-- START OF Given information --

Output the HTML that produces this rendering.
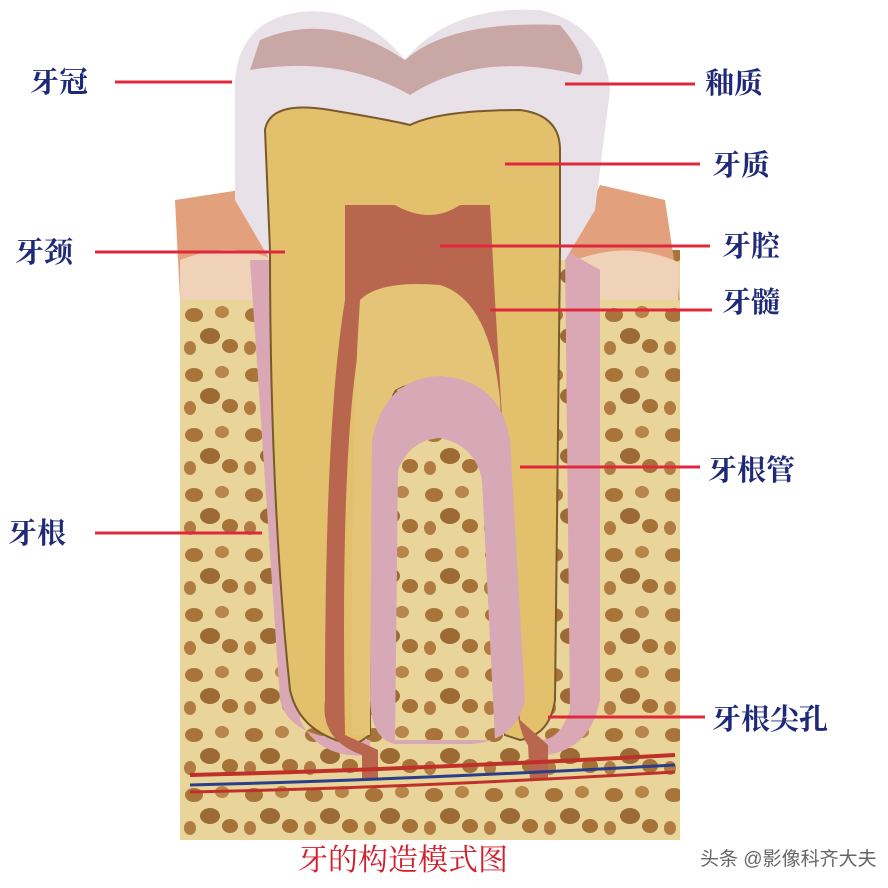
<!DOCTYPE html>
<html><head><meta charset="utf-8"><style>
html,body{margin:0;padding:0;background:#fff;}
svg{display:block}
.l{font-family:"Liberation Serif","Noto Serif CJK SC",serif;font-size:29px;fill:#1e2a78;font-weight:bold}
</style></head><body>
<svg width="888" height="888" viewBox="0 0 888 888" xmlns="http://www.w3.org/2000/svg">
<defs>
<pattern id="bone" width="60" height="60" patternUnits="userSpaceOnUse">
<rect width="60" height="60" fill="#e9d49a"/>
<ellipse cx="14" cy="15" rx="9" ry="7" fill="#a8743a"/>
<ellipse cx="42" cy="12" rx="7" ry="6" fill="#b8854a"/>
<ellipse cx="30" cy="36" rx="10" ry="8" fill="#9c6a34"/>
<ellipse cx="10" cy="48" rx="6" ry="7" fill="#b07c42"/>
<ellipse cx="50" cy="46" rx="8" ry="7" fill="#a67238"/>
</pattern>
</defs>
<rect x="180" y="250" width="500" height="590" fill="url(#bone)"/>
<path d="M175 200 L240 190 L280 250 L280 300 L180 300Z" fill="#e2a07c"/>
<path d="M570 250 L600 185 L665 200 L680 300 L570 300Z" fill="#e2a07c"/>
<path d="M180 260 Q230 240 275 260 L275 300 L180 300Z" fill="#f0d2b8"/>
<path d="M575 260 Q630 240 678 262 L678 300 L575 300Z" fill="#f0d2b8"/>
<path d="M250 260 L295 260 L300 720 Q320 760 370 755 L370 740 L530 740 L545 755 Q590 750 600 700 L600 270 L565 250 L570 710 Q560 740 540 740 L360 740 Q290 740 280 700 Z" fill="#d9a8b4"/>
<path d="M235 80 Q240 20 300 12 Q360 5 405 60 Q450 5 540 10 Q605 25 610 90 L595 210 L565 260 L270 260 L235 200 Z" fill="#e8e1e8"/>
<path d="M260 40 Q330 10 405 60 Q450 20 560 25 Q590 60 580 75 Q480 50 410 95 Q340 55 250 70Z" fill="#c9a7a5"/>
<path d="M265 130 Q270 100 330 110 Q390 120 410 125 Q440 110 520 110 Q560 115 560 150 L560 250 L555 700 Q550 735 520 740 L505 735 Q510 500 470 400 Q430 370 395 390 Q370 430 370 735 L355 745 Q300 735 290 690 Q270 500 270 250 Z" fill="#e2c06c" stroke="#7a5a2a" stroke-width="2"/>
<path d="M345 205 L395 205 Q430 225 460 205 L490 205 L495 300 L520 720 L548 745 L548 780 L530 780 L528 745 Q505 720 495 400 Q470 300 440 290 Q380 290 360 340 Q340 450 345 735 L378 750 L378 780 L362 780 L362 755 Q320 740 325 700 Q325 420 345 300Z" fill="#b8664e"/>
<path d="M360 300 Q380 280 440 285 Q490 300 500 400 Q510 600 515 720 L505 735 Q505 500 470 400 Q430 370 395 390 Q370 430 370 735 L352 735 Q350 450 360 300Z" fill="#e4c476"/>
<path d="M372 440 Q385 378 440 376 Q500 380 510 440 L525 700 Q515 742 470 744 L395 744 Q372 740 370 700Z" fill="#d7a8b6"/>
<path d="M398 470 Q410 440 440 438 Q475 445 482 480 L495 740 L395 740Z" fill="url(#bone)"/>
<path d="M190 775 Q400 770 675 755" stroke="#c0302a" stroke-width="4" fill="none"/>
<path d="M190 785 Q400 780 675 765" stroke="#2a3e8a" stroke-width="3" fill="none"/>
<path d="M190 792 Q400 788 675 772" stroke="#c0302a" stroke-width="3" fill="none"/>
<g stroke="#e0283c" stroke-width="3">
<line x1="115" y1="82" x2="232" y2="82"/>
<line x1="565" y1="84" x2="695" y2="84"/>
<line x1="505" y1="164" x2="700" y2="164"/>
<line x1="95" y1="252" x2="285" y2="252"/>
<line x1="440" y1="246" x2="710" y2="246"/>
<line x1="490" y1="310" x2="712" y2="310"/>
<line x1="520" y1="467" x2="700" y2="467"/>
<line x1="95" y1="533" x2="262" y2="533"/>
<line x1="548" y1="717" x2="705" y2="717"/>
</g>
<text class="l" x="30" y="92">牙冠</text>
<text class="l" x="705" y="93">釉质</text>
<text class="l" x="712" y="175">牙质</text>
<text class="l" x="15" y="262">牙颈</text>
<text class="l" x="722" y="256">牙腔</text>
<text class="l" x="722" y="312">牙髓</text>
<text class="l" x="708" y="480">牙根管</text>
<text class="l" x="8" y="543">牙根</text>
<text class="l" x="712" y="729">牙根尖孔</text>
<text x="298" y="870" style="font-family:'Liberation Serif','Noto Serif CJK SC',serif;font-size:30px;fill:#d0202c">牙的构造模式图</text>
<text x="700" y="865" style="font-family:'Liberation Sans','Noto Sans CJK SC',sans-serif;font-size:19px;fill:#666">头条 @影像科齐大夫</text>
</svg>
</body></html>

-- END OF Given information --

Written task: Your task is to repeat the data above exactly while excluding the pictures.

Exercise response:
Output the HTML that produces this rendering.
<!DOCTYPE html>
<html><head><meta charset="utf-8"><style>
html,body{margin:0;padding:0;background:#fff;}
svg{display:block}
.l{font-family:"Liberation Serif","Noto Serif CJK SC",serif;font-size:29px;fill:#1e2a78;font-weight:bold}
</style></head><body>
<svg width="888" height="888" viewBox="0 0 888 888" xmlns="http://www.w3.org/2000/svg">
<defs>
<pattern id="bone" width="60" height="60" patternUnits="userSpaceOnUse">
<rect width="60" height="60" fill="#e9d49a"/>
<ellipse cx="14" cy="15" rx="9" ry="7" fill="#a8743a"/>
<ellipse cx="42" cy="12" rx="7" ry="6" fill="#b8854a"/>
<ellipse cx="30" cy="36" rx="10" ry="8" fill="#9c6a34"/>
<ellipse cx="10" cy="48" rx="6" ry="7" fill="#b07c42"/>
<ellipse cx="50" cy="46" rx="8" ry="7" fill="#a67238"/>
</pattern>
</defs>
<rect x="180" y="250" width="500" height="590" fill="url(#bone)"/>
<path d="M175 200 L240 190 L280 250 L280 300 L180 300Z" fill="#e2a07c"/>
<path d="M570 250 L600 185 L665 200 L680 300 L570 300Z" fill="#e2a07c"/>
<path d="M180 260 Q230 240 275 260 L275 300 L180 300Z" fill="#f0d2b8"/>
<path d="M575 260 Q630 240 678 262 L678 300 L575 300Z" fill="#f0d2b8"/>
<path d="M250 260 L295 260 L300 720 Q320 760 370 755 L370 740 L530 740 L545 755 Q590 750 600 700 L600 270 L565 250 L570 710 Q560 740 540 740 L360 740 Q290 740 280 700 Z" fill="#d9a8b4"/>
<path d="M235 80 Q240 20 300 12 Q360 5 405 60 Q450 5 540 10 Q605 25 610 90 L595 210 L565 260 L270 260 L235 200 Z" fill="#e8e1e8"/>
<path d="M260 40 Q330 10 405 60 Q450 20 560 25 Q590 60 580 75 Q480 50 410 95 Q340 55 250 70Z" fill="#c9a7a5"/>
<path d="M265 130 Q270 100 330 110 Q390 120 410 125 Q440 110 520 110 Q560 115 560 150 L560 250 L555 700 Q550 735 520 740 L505 735 Q510 500 470 400 Q430 370 395 390 Q370 430 370 735 L355 745 Q300 735 290 690 Q270 500 270 250 Z" fill="#e2c06c" stroke="#7a5a2a" stroke-width="2"/>
<path d="M345 205 L395 205 Q430 225 460 205 L490 205 L495 300 L520 720 L548 745 L548 780 L530 780 L528 745 Q505 720 495 400 Q470 300 440 290 Q380 290 360 340 Q340 450 345 735 L378 750 L378 780 L362 780 L362 755 Q320 740 325 700 Q325 420 345 300Z" fill="#b8664e"/>
<path d="M360 300 Q380 280 440 285 Q490 300 500 400 Q510 600 515 720 L505 735 Q505 500 470 400 Q430 370 395 390 Q370 430 370 735 L352 735 Q350 450 360 300Z" fill="#e4c476"/>
<path d="M372 440 Q385 378 440 376 Q500 380 510 440 L525 700 Q515 742 470 744 L395 744 Q372 740 370 700Z" fill="#d7a8b6"/>
<path d="M398 470 Q410 440 440 438 Q475 445 482 480 L495 740 L395 740Z" fill="url(#bone)"/>
<path d="M190 775 Q400 770 675 755" stroke="#c0302a" stroke-width="4" fill="none"/>
<path d="M190 785 Q400 780 675 765" stroke="#2a3e8a" stroke-width="3" fill="none"/>
<path d="M190 792 Q400 788 675 772" stroke="#c0302a" stroke-width="3" fill="none"/>
<g stroke="#e0283c" stroke-width="3">
<line x1="115" y1="82" x2="232" y2="82"/>
<line x1="565" y1="84" x2="695" y2="84"/>
<line x1="505" y1="164" x2="700" y2="164"/>
<line x1="95" y1="252" x2="285" y2="252"/>
<line x1="440" y1="246" x2="710" y2="246"/>
<line x1="490" y1="310" x2="712" y2="310"/>
<line x1="520" y1="467" x2="700" y2="467"/>
<line x1="95" y1="533" x2="262" y2="533"/>
<line x1="548" y1="717" x2="705" y2="717"/>
</g>
<text class="l" x="30" y="92">牙冠</text>
<text class="l" x="705" y="93">釉质</text>
<text class="l" x="712" y="175">牙质</text>
<text class="l" x="15" y="262">牙颈</text>
<text class="l" x="722" y="256">牙腔</text>
<text class="l" x="722" y="312">牙髓</text>
<text class="l" x="708" y="480">牙根管</text>
<text class="l" x="8" y="543">牙根</text>
<text class="l" x="712" y="729">牙根尖孔</text>
<text x="298" y="870" style="font-family:'Liberation Serif','Noto Serif CJK SC',serif;font-size:30px;fill:#d0202c">牙的构造模式图</text>
<text x="700" y="865" style="font-family:'Liberation Sans','Noto Sans CJK SC',sans-serif;font-size:19px;fill:#666">头条 @影像科齐大夫</text>
</svg>
</body></html>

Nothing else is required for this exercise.